Sunday, August 10, 2014

I Love Old Japanese Coupe

I started my Tomica collection beginning with Foreign series because I prefer continental cars then. My appreciation for old Japanese cars started from Tomica too. Old Japanese cars which were common on our roads are gone due to the high maintenance cost of our road system. Japanese cars in the 70s and 80s are more interesting compared to current day models. Can you imagine that there are 30 to 50 variants for just a single model? This is due to different body style, engine specifications, trim levels and sometimes limited edition models. Take Toyota Crown for instance, there is a 2 door coupe, 4 door saloon, 5 door station wagon which you do not get for today's successor. Germans are still continuing this tradition today for most of their range of cars. I picked from my box of Tomica in random for 2 door models of individual models. Nissan Cherry E10 series(known as 100A in Singapore) are a common sight in Singapore then. I find that it was a ugly little car and the F10 series were still running on our road in the early 90s. The Cherry has a 2 door and a 4 door variant in Singapore. There was also a coupe and a wagon made for the Cherry.

The Nissan Pulsar eventually took over the 100A in Singapore. The coupe aka EXA was the cooler version of the Pulsar range.

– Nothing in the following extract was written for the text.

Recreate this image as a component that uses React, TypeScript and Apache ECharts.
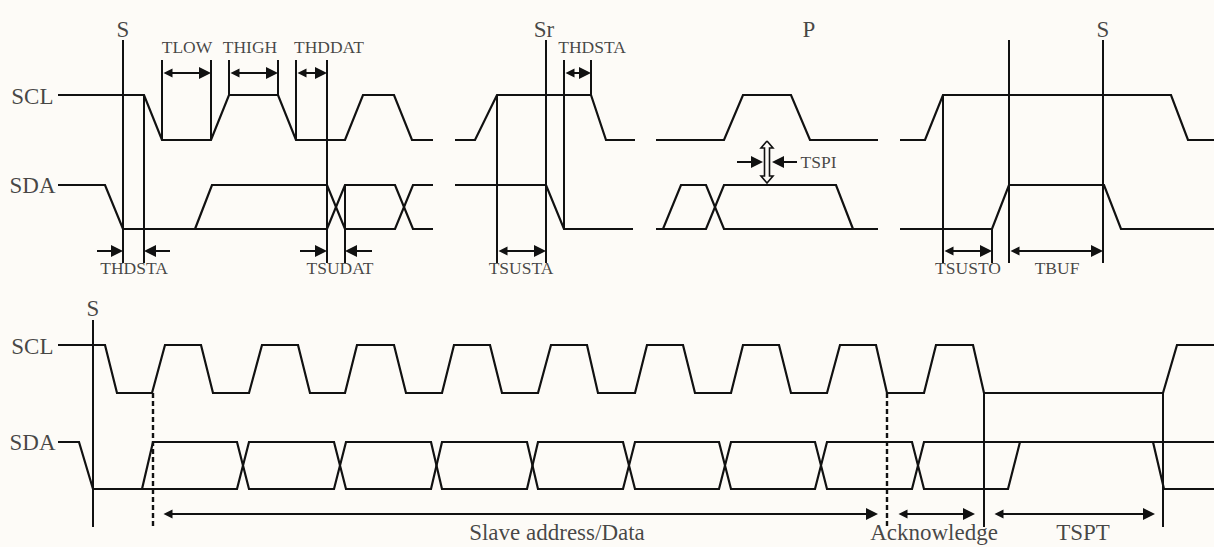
import React, { useEffect, useRef } from "react";
import * as echarts from "echarts";

const W = 1214;
const H = 547;

// ---- Waveform vertices [x, y] in diagram units ----
const sclTop1 = [[58,95],[144,95],[162,140],[211,140],[229,95],[278,95],[296,140],[345,140],[363,95],[394,95],[412,140],[433,140]];
const sdaTop1a = [[58,185],[105,185],[123,229],[327,229],[345,185],[395,185],[413,229],[433,229]];
const sdaTop1b = [[195,229],[212,185],[327,185],[345,229],[395,229],[413,185],[433,185]];
const sclTop2 = [[455,140],[475,140],[497,95],[591,95],[606,140],[635,140]];
const sdaTop2 = [[455,185],[546,185],[564,229],[633,229]];
const sclTop3 = [[656,140],[724,140],[743,95],[791,95],[810,140],[878,140]];
const sdaTop3a = [[656,229],[663,229],[681,185],[706,185],[724,229],[878,229]];
const sdaTop3b = [[656,229],[706,229],[724,185],[836,185],[853,229]];
const sclTop4 = [[900,140],[925,140],[943,95],[1171,95],[1188,140],[1214,140]];
const sdaTop4 = [[900,229],[992,229],[1009,185],[1104,185],[1121,229],[1214,229]];

const sclBottom = [[58,345],[105,345],[117,393],[152,393],[165,345],[201,345],[213,393],[249,393],[262,345],[298,345],[310,393],[345,393],[357,345],[394,345],[406,393],[442,393],[454,345],[490,345],[502,393],[538,393],[551,345],[587,345],[598,393],[635,393],[647,345],[683,345],[695,393],[731,393],[743,345],[779,345],[791,393],[827,393],[840,345],[876,345],[887,393],[924,393],[936,345],[973,345],[984,393],[1163,393],[1177,345],[1214,345]];
const sdaBottomA = [[58,442],[79,442],[93,489],[237,489],[249,442],[334,442],[346,489],[431,489],[442,442],[527,442],[538,489],[623,489],[635,442],[719,442],[731,489],[815,489],[827,442],[912,442],[924,489],[1008,489],[1020,442]];
const sdaBottomB = [[142,489],[153,442],[237,442],[249,489],[334,489],[346,442],[431,442],[442,489],[527,489],[538,442],[623,442],[635,489],[719,489],[731,442],[815,442],[827,489],[912,489],[924,442],[1214,442]];
const sdaBottomC = [[1153,442],[1164,489],[1214,489]];

const waveforms = [sclTop1, sdaTop1a, sdaTop1b, sclTop2, sdaTop2, sclTop3, sdaTop3a, sdaTop3b, sclTop4, sdaTop4, sclBottom, sdaBottomA, sdaBottomB, sdaBottomC];

// ---- Vertical reference lines [x, yFrom, yTo] ----
const solidMarkers = [
  [123,40,263],[144,95,263],[162,60,140],[211,60,140],[229,60,95],[278,60,95],[296,60,140],[327,60,263],[345,185,263],
  [497,95,263],[546,40,263],[564,60,229],[591,60,95],
  [943,95,263],[992,229,263],[1009,40,263],[1103,40,263],
  [93,320,527],[984,393,527],[1163,393,527]
];
const dashedMarkers = [[153,393,527],[887,393,527]];

// ---- Dimension arrows ----
// double-headed [xFrom, xTo, y]
const doubleArrows = [
  [162,211,73],[229,278,73],[296,327,73],[564,591,73],
  [497,546,251],[943,992,251],[1009,1103,251],
  [162,878,514],[897,975,514],[993,1155,514]
];
// single-headed [xTail, xTip, y]
const singleArrows = [[97,123,251],[170,144,251],[300,327,251],[372,345,251],[737,763,162],[797,772,162]];
// hollow vertical double arrow [x, yTop, yBottom]
const spikeArrow = [767,141,183];

// ---- Labels [text, x, y] ----
const signalLabels = [["SCL",54,96],["SDA",56,185],["SCL",54,346],["SDA",56,442]];
const eventLabels = [["S",123,29],["Sr",544,29],["P",809,29],["S",1103,29],["S",93,308]];
const timingLabels = [["TLOW",187,47],["THIGH",250,47],["THDDAT",329,47],["THDSTA",592,47],["THDSTA",134,268],["TSUDAT",340,268],["TSUSTA",521,268],["TSUSTO",968,268],["TBUF",1057,268]];
const sideLabels = [["TSPI",800,162]];
const phaseLabels = [["Slave address/Data",557,532],["Acknowledge",934,532],["TSPT",1083,532]];

const INK = "#111111";
const TXT = "#151515";
const SERIF = "'Liberation Serif', 'Times New Roman', serif";
const HEAD = 12;

function labelSeries(items: any[], fontSize: number, position: any) {
  return {
    type: "scatter",
    silent: true,
    symbolSize: 1,
    itemStyle: { color: "rgba(0,0,0,0)" },
    data: items.map(([t, x, y]) => ({ name: t, value: [x, y] })),
    label: {
      show: true,
      position,
      distance: 0,
      formatter: "{b}",
      fontFamily: SERIF,
      fontSize,
      color: TXT,
    },
    emphasis: { disabled: true },
    z: 5,
  };
}

export default function App() {
  const ref = useRef<HTMLDivElement>(null);
  useEffect(() => {
    const chart = echarts.init(ref.current!, null, { renderer: "svg" });
    const half = HEAD / 2;
    const dbl = doubleArrows.map(([a, b, y]) => {
      const s = a < b ? 1 : -1;
      return { coords: [[a + s * half, y], [b - s * half, y]] };
    });
    const sgl = singleArrows.map(([a, b, y]) => {
      const s = a < b ? 1 : -1;
      return { coords: [[a, y], [b - s * half, y]] };
    });
    const [sx, st, sb] = spikeArrow;
    const hw = 2.5, hh = 6, hl = 7;
    const spikeOutline = [
      [sx, st], [sx + hh, st + hl], [sx + hw, st + hl], [sx + hw, sb - hl], [sx + hh, sb - hl], [sx, sb],
      [sx - hh, sb - hl], [sx - hw, sb - hl], [sx - hw, st + hl], [sx - hh, st + hl], [sx, st]
    ];
    chart.setOption({
      animation: false,
      backgroundColor: "#fdfbf7",
      grid: { left: 0, right: 0, top: 0, bottom: 0 },
      xAxis: { type: "value", min: 0, max: W, show: false },
      yAxis: { type: "value", min: 0, max: H, inverse: true, show: false },
      series: [
        {
          type: "lines",
          coordinateSystem: "cartesian2d",
          polyline: true,
          silent: true,
          lineStyle: { color: INK, width: 2.2, opacity: 1 },
          data: waveforms.map((w) => ({ coords: w })),
        },
        {
          type: "lines",
          coordinateSystem: "cartesian2d",
          silent: true,
          lineStyle: { color: INK, width: 2, opacity: 1 },
          data: solidMarkers.map(([x, a, b]) => ({ coords: [[x, a], [x, b]] })),
        },
        {
          type: "lines",
          coordinateSystem: "cartesian2d",
          silent: true,
          lineStyle: { color: INK, width: 2.4, type: [5, 3], opacity: 1 },
          data: dashedMarkers.map(([x, a, b]) => ({ coords: [[x, a], [x, b]] })),
        },
        {
          type: "lines",
          coordinateSystem: "cartesian2d",
          silent: true,
          symbol: ["triangle", "triangle"],
          symbolSize: [9, HEAD],
          lineStyle: { color: INK, width: 2, opacity: 1 },
          itemStyle: { color: INK },
          data: dbl,
        },
        {
          type: "lines",
          coordinateSystem: "cartesian2d",
          silent: true,
          symbol: ["none", "triangle"],
          symbolSize: [9, HEAD],
          lineStyle: { color: INK, width: 2, opacity: 1 },
          data: sgl,
        },
        {
          type: "lines",
          coordinateSystem: "cartesian2d",
          polyline: true,
          silent: true,
          lineStyle: { color: INK, width: 1.6, opacity: 1 },
          data: [{ coords: spikeOutline }],
        },
        labelSeries(signalLabels, 23, "left"),
        labelSeries(eventLabels, 23, "inside"),
        labelSeries(timingLabels, 17.5, "inside"),
        labelSeries(sideLabels, 17.5, "right"),
        labelSeries(phaseLabels, 23, "inside"),
      ],
    });
    return () => chart.dispose();
  }, []);
  return (
    <div
      ref={ref}
      style={{ position: "fixed", left: 0, top: 0, width: W, height: H, background: "#fdfbf7" }}
    />
  );
}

There are also 3 & 5 door hatchback, 4 door saloon made. Singapore had only the 5 door hatchback and the EXA Coupe. My cousin's family was still driving the very last unit of the 5 door hatch and had to scrap it in 2008. They replaced it with a Corolla Altis.

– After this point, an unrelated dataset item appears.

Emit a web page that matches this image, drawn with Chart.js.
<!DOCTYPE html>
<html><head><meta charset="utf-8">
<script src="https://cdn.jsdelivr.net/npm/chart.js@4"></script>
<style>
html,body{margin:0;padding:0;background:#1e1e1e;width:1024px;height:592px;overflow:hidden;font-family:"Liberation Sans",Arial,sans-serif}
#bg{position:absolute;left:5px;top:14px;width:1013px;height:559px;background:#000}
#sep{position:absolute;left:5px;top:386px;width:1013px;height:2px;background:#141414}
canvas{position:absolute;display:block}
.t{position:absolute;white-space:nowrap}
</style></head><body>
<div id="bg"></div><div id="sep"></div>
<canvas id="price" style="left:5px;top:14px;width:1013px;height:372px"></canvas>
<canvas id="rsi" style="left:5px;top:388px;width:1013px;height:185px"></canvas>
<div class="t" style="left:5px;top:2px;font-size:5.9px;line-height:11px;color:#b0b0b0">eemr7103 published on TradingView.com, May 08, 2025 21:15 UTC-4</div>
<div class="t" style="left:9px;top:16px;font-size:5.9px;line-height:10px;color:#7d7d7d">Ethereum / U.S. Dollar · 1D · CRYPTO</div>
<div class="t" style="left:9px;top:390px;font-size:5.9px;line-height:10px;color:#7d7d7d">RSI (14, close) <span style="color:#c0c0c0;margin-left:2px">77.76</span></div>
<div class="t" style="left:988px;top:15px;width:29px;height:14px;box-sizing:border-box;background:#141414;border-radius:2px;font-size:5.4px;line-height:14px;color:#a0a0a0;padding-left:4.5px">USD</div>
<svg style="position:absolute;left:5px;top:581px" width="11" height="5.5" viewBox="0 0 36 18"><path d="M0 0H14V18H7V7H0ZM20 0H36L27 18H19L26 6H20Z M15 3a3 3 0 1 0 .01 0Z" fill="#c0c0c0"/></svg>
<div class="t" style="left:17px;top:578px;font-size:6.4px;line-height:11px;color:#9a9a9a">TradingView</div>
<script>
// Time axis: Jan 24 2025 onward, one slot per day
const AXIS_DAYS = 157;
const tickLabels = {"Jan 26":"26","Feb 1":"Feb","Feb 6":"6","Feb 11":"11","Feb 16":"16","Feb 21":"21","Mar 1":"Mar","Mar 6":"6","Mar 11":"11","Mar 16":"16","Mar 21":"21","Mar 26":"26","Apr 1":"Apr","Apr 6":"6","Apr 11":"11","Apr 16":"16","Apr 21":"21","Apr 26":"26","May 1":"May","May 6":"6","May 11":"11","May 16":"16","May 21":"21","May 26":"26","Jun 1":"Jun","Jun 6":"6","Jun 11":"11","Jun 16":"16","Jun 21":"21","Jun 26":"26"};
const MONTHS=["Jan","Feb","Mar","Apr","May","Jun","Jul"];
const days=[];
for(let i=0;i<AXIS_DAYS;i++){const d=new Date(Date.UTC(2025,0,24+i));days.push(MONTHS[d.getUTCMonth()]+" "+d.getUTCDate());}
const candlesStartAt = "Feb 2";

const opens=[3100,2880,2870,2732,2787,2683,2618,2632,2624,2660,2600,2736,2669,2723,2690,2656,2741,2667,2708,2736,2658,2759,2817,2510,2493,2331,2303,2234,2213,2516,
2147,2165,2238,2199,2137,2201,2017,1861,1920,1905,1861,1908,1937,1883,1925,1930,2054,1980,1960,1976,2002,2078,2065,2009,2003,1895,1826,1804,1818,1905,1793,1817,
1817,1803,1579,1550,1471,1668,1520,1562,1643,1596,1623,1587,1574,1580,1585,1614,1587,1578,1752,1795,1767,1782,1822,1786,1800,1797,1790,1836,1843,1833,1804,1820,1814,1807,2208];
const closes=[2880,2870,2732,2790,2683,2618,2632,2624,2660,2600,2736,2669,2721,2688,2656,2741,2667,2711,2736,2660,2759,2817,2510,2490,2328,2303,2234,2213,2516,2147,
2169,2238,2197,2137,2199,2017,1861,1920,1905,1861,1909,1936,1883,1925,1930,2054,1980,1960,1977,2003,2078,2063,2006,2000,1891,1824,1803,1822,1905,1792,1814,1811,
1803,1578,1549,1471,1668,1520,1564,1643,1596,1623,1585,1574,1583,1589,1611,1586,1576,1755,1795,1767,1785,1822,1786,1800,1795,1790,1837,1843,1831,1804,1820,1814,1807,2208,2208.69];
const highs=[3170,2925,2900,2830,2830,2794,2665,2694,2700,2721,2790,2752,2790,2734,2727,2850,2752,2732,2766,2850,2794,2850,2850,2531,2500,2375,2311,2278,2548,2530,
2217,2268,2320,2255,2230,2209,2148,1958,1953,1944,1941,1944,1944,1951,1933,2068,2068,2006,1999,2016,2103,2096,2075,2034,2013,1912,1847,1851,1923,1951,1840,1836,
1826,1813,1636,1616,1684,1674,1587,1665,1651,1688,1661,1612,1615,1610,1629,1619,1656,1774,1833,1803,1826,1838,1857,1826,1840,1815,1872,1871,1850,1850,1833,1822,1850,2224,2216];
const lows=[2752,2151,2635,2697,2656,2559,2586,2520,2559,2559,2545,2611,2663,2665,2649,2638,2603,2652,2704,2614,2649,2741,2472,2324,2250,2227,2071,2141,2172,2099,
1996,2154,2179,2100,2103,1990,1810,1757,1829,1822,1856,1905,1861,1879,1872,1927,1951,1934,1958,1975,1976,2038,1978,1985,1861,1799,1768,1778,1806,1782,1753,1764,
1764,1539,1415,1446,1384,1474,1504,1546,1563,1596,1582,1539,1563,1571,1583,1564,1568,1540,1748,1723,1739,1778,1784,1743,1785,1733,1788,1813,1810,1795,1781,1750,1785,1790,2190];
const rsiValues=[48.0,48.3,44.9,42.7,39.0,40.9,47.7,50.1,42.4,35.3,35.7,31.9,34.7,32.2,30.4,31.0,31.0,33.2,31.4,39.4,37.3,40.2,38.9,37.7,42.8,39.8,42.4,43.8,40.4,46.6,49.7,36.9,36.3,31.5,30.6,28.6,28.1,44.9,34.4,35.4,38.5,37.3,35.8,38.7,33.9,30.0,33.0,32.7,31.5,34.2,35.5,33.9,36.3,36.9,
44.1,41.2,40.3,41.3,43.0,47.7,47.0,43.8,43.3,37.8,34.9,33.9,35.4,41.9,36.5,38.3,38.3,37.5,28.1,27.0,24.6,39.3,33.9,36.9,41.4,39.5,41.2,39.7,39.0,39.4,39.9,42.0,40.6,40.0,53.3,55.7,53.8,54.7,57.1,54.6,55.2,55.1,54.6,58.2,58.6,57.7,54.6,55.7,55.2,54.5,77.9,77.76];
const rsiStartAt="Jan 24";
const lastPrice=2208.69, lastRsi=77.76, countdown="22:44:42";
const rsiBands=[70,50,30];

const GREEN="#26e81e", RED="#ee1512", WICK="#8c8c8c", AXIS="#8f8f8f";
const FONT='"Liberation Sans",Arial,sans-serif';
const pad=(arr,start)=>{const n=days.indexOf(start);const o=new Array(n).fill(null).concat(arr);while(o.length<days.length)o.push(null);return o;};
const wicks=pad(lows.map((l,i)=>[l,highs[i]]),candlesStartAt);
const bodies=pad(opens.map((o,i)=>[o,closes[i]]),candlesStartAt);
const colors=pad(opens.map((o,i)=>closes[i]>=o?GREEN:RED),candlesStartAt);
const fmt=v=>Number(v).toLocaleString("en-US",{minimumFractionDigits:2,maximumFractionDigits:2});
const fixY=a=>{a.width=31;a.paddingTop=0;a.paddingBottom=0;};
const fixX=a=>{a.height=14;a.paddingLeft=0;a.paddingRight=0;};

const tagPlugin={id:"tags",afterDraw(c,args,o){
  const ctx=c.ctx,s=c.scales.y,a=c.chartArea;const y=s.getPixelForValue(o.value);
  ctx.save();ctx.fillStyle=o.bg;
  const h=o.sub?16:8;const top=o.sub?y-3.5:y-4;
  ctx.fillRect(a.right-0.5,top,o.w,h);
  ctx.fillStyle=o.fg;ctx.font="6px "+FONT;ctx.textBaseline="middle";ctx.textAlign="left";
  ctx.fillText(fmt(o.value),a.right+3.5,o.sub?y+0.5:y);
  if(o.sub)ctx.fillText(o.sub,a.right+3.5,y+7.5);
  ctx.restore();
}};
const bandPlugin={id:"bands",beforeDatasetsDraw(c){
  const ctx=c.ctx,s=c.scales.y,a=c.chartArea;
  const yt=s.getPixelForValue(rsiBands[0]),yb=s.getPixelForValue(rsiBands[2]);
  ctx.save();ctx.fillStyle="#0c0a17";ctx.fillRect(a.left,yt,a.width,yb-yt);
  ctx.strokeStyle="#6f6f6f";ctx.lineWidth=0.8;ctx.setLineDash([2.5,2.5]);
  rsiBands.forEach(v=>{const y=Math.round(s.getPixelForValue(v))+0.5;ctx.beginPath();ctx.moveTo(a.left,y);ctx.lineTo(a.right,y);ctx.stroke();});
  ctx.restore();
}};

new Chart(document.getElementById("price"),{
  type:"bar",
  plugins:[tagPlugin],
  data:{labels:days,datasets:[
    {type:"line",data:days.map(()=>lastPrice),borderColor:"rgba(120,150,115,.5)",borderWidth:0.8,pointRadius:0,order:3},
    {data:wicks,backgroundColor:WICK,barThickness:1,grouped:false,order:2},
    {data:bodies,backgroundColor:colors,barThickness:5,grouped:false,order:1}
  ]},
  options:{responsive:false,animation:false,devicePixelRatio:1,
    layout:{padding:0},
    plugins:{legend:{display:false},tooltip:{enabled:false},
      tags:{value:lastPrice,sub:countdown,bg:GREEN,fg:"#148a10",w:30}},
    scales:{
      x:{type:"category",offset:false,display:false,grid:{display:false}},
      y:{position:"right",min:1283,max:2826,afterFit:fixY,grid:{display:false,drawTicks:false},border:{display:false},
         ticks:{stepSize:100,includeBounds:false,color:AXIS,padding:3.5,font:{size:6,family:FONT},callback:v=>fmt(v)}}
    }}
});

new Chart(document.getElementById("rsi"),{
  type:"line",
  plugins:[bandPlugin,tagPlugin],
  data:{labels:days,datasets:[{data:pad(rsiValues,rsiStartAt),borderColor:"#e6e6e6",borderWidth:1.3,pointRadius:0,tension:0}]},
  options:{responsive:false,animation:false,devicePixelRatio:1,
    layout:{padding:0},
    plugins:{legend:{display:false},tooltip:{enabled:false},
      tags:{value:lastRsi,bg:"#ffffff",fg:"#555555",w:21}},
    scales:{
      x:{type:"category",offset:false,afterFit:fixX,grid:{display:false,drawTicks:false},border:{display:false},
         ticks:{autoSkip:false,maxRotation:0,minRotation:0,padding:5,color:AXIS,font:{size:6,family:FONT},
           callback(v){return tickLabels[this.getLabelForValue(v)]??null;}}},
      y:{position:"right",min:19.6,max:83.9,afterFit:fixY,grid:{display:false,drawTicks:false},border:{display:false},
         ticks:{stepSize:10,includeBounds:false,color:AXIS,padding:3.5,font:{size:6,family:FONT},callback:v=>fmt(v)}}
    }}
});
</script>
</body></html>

Nissan Gloria is an identical car to the Cedric. Gloria is actually a sportier Cedric but was badged differently. The Gloria had a 4 door saloon and 5 door wagon too. The Gloria name was discontinued 10 years ago. If you want to buy a Cedric or Gloria, you will have to look at the Fuga or the Infinity which are the successor now.

Corona used to be hot seller after the Corolla in Singapore until it was discontinue in early millennium. The Camry took its place in the mid size saloon segment. 4 door saloon and 5 door wagon were made for the Corona too in the those days. These were the common body styles then.
Mark II was a mid size sedan and it was positioned to be above Corona and Camry. Coupe, saloon and wagon were made. The above was the 3rd generation Mark II, In Singapore, it was known as the Cressida.

The above is the 2nd generation Mark II. There were a total of 9 generations Mark II made. The 10th generation was renamed to Mark X.

Looks may be deceiving. The Colt Galant was considered a "supercar" of the early 1970s. Saloon and wagon were made and the top of the range is the Colt Galant GTO. The Colt Galant GTO did not have sufficient time to make a name for itself during the Singapore Rally of the early 70s. 1973 was the last year we had our very own Singapore Rally. Beside a Honda F1 which took part in the 60s, the race was dominated by Minis, Cortinas, Lotus, Alfa or Jaguar. In the early 70s, a few Japanese cars took part in the race but they didn't have ample time to prove themselves. A Mitsubishi Colt Galant 1300 4 door saloon was also a first prize lucky draw for spectators who bought entry tickets one of the years. Besides a Galant GTO, there is also a Celica 1600GT and a Bluebird SSS competing for a short period of time. Not many people knew that part of the race. I know it because my colleague told me this valuable information. I was surprise that he knows Colt Galant and he explained that he attended the race without valid ticket and his brother bought a Colt Galant GTO then. He said that the car was cool as the interior was built like a cockpit. The dials were located on top slightly above eye level. Not many GTOs were released in Singapore at that time. By the way, my colleague also bought a AE86 Trueno in the 80s. Japanese cars were so much interesting then, consumers were really spoilt for choices.